Perhaps the most common ah-buttery being put about on social media by British nationalists who see their precious union collapse like a rotten fence is that the SNP did not win over 50% of the popular vote in this election. Neither did Boris Johnson, but that doesn’t stop him claiming that he has a mandate for the Brexit of his choosing. This was a General Election, not a referendum. If you want to apply a referendum’s rules to a General Election, I have some biodegradable straws for you to clutch at in order to save you from embarrassing yourself.
It is irrelevant to the outcome of another independence referendum that “only” 45% of the Scottish voting public who registered a vote voted for the SNP. The turnout in the referendum is likely to be far higher, and not everyone who votes for independence is going to vote SNP. We know from opinion polling that there’s a very large segment of Labour parrty supporters in Scotland who would vote for independence. You cannot conflate support for the SNP with support for independence. British nationalists just like to do so in order to make themselves feel better, and pretend to themselves that everyone who votes against the SNP is also voting against independence. It stops them from examining how rotten their fence is.
By Westminster’s own rules, the SNP won this election handsomely, and their victory was far more convincing than Boris Johnson’s supposed landslide. Boris Johnson won 43.6% of the popular vote on a turnout of 67.3%. The SNP won 45.0% on a turnout of 68.1%. Boris Johnson was 11.5% ahead of his nearest rivals in the popular vote. The SNP was 19.9% ahead of its nearest rivals in the popular vote. Boris Johnson won 56.2% of UK seats. The SNP won 81.4% of seats in Scotland. If Boris Johnson has a mandate for Brexit, the SNP has an even stronger mandate for another independence referendum, and moreover this is the fourth mandate for another referendum that has been won by the SNP.

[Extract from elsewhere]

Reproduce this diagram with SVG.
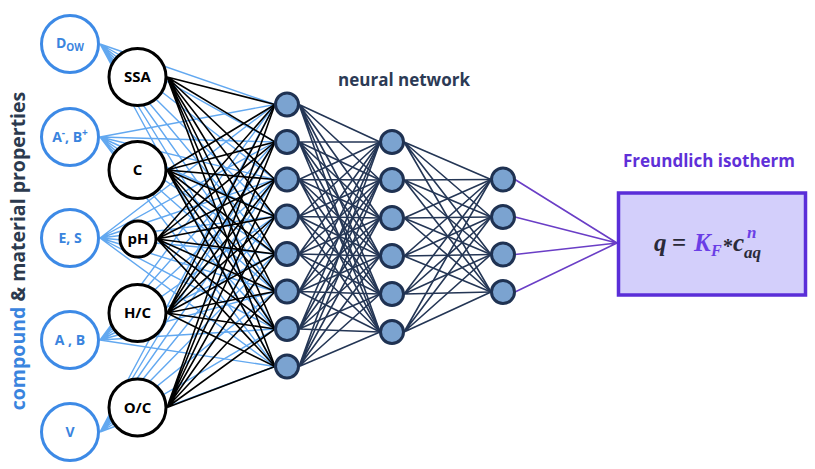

For all their bravado, braggadocio, and bragging, British nationalists in Scotland are terrified. They know that Thursday’s election was a dreadful one for unionism, that it signalled a divergence in views between Scotland and the rest of the UK that cannot be bridged by nawbaggery and a refusal to engage. You can’t run a Union on saying no. You can’t maintain a partnership when one partner insists that it has a veto over whether the other can decide if it wishes to remain in the partnership. All that Boris Johnson’s refusals will achieve is to make the vote for yes even greater when Scotland finally has its say. And make no mistake, Scotland will have its say one way or another. The UK is a rotten fence. We’re pushing against it.